The origins of the present ethnonationalist revolution may be traced back to the early 1980s – specifically the 1981 Springbok Tour. A very large and well-organised anti-racist movement against the Apartheid system in South Africa took to the streets to protest the presence in New Zealand of the Springbok rugby team. There they encountered not only the brutal forces of the state, but a vast number of New Zealanders who were not in the least bit shamed or shifted by the charges of racism hurled at them by the protesters. The Springbok Tour thus revealed a deep divide in New Zealand society, leaving many of the protesters feeling like strangers in their own land.


The modern Māori nationalist movement, which had taken form during the 1970s, was quick to draw a large number of these alienated liberal Pakeha into its orbit. Using tactics developed by radical social reformers in the United States, Māori activists accused the Springbok Tour protesters of caring more about Apartheid in South Africa than they did about the racism in their own country. “Learn your own history! Read about the violence done to Māori and the confiscation of their lands! Stop going on about racism in the abstract and pay heed to those who understand it from bitter personal experience! Surrender your privilege!”


It worked. The nationalist activists had created a movement towards “Māori Sovereignty” in which revolutionary Māori would lead, and guilty Pakeha would follow. Not that these guilty Pakeha represented anything like a majority of Non-Māori New Zealanders, far from it, but they did constitute a significant percentage of the well-educated and credentialed members of the Professional-Managerial Class – and that would be enough. The Guilty Pakeha’s “long march through the institutions” had begun.


And what a very long march it has been, but, 40 years after it began, the champions and fellow-travellers of the Māori nationalist movement can look back upon some stunning successes.


Fearing that the nationalists were about to unleash a mass movement of the most marginalised Māori against the “Settler State” – fears stoked by reports of Māori nationalists being feted in revolutionary Libya and Cuba – the Crown initiated the Treaty Settlement Process with Iwi Māori. Informed by President of the New Zealand Court of Appeal, Robin Cooke’s, landmark 1987 reinterpretation of the Treaty of Waitangi’s meaning and purpose, this process brought into being the Iwi-based corporations that gave birth to the phenomenon Elizabeth Rata calls “neo-tribal capitalism”. The sons and daughters of the original Māori nationalists now have the resources they need to carry their parents’ dream to fruition.

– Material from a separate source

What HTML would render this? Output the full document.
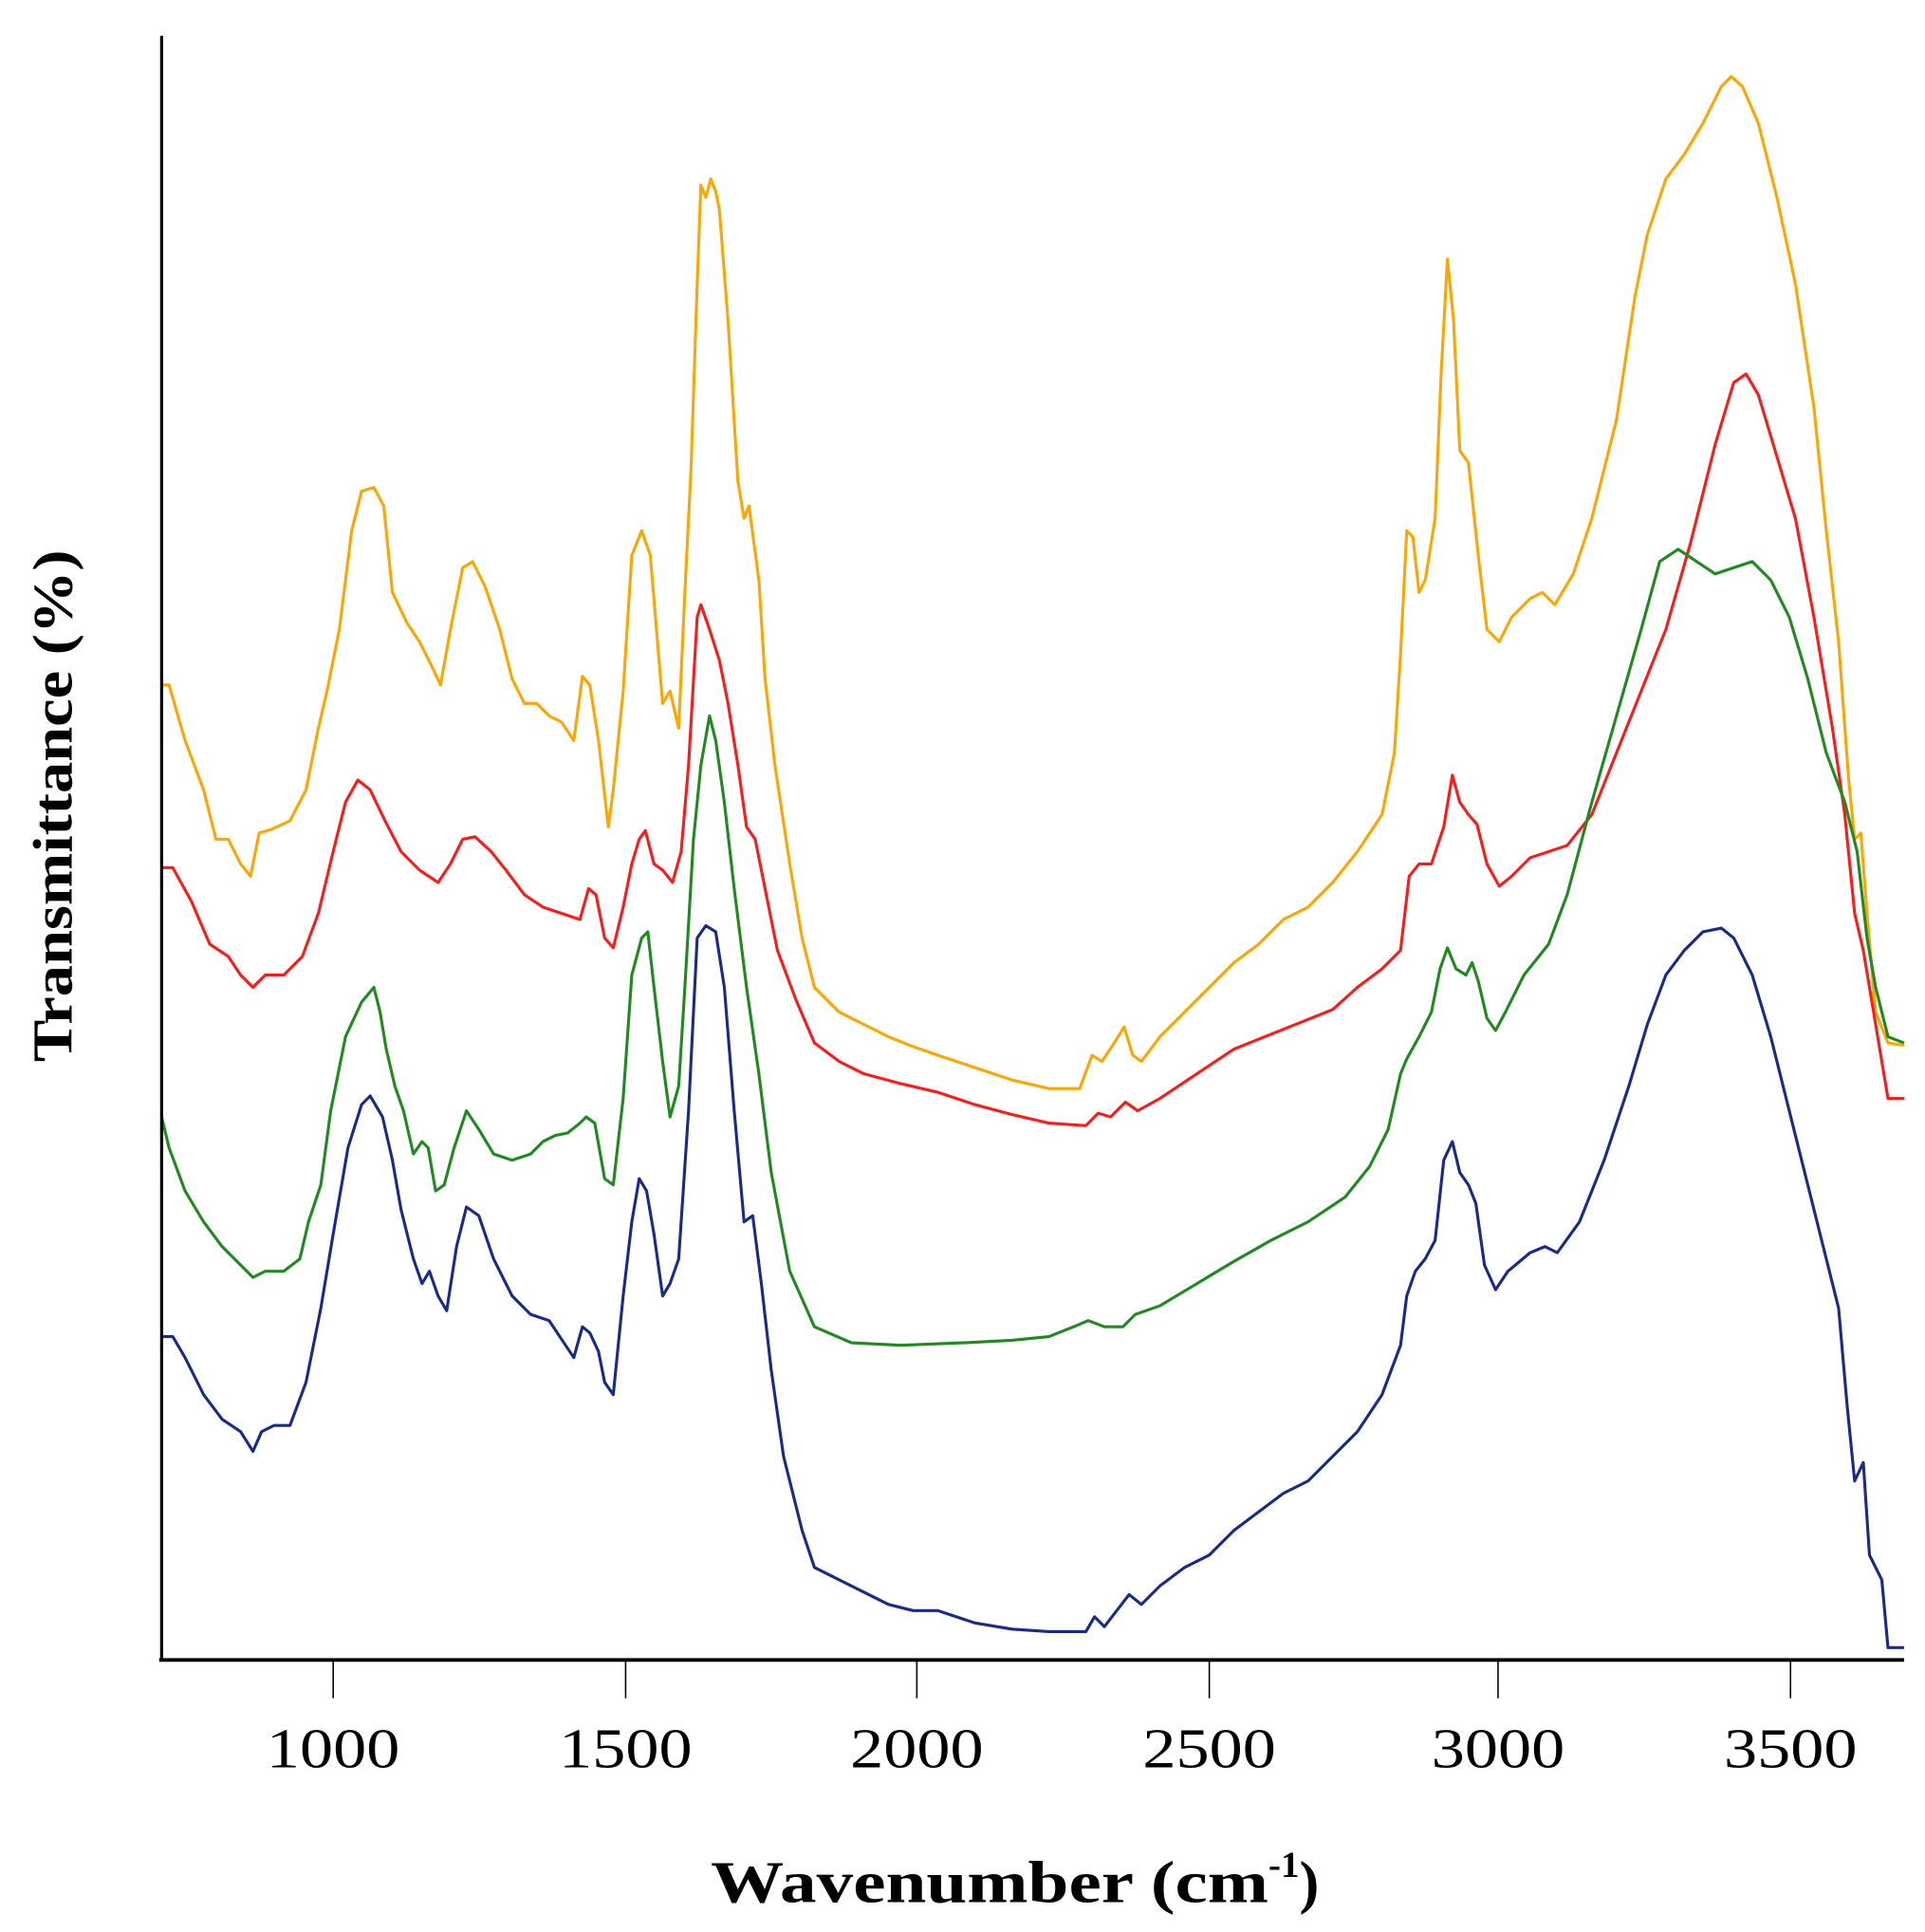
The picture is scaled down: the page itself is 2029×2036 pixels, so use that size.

Only one more strategic victory is required to complete the Māori nationalist revolution: Pakeha pride in their past and in their culture has to be undermined. The men and women once celebrated as nation-builders have to be recast as colonial oppressors. The country famed for being “the social laboratory of the world” has to be re-presented as just another sordid collection of white supremacist, treaty-breaking, killers and thieves.


Māori, too, are in need of a complete makeover: from slave-owning warrior-cannibals, to peace-loving caretakers of Te Ao Māori – a world to which they are bound by deep and mystical bonds. Inheritors of a culture that sanctioned genocidal conquest and environmental destruction, how can the Pakeha hope to lead Aotearoa towards a just future? As in the 1980s, the Twenty-First Century journey requires revolutionary Māori to lead, and guilty Pakeha to follow. And those guilty Pakeha in a position to make it happen appear only too happy to oblige.


Which is why, in March 2023, New Zealand has an educational curriculum dedicated to condemning colonisation and uplifting the indigenous Māori. Why Māori cultural traditions and ways of knowing are elevated above the achievements of Western culture and science. Why representatives of local iwi and hapu wield decisive influence over private and public development plans, as well as the credo and content of media reporting and university courses.


The Māori nationalist revolution is not yet complete – but it has, most certainly, begun.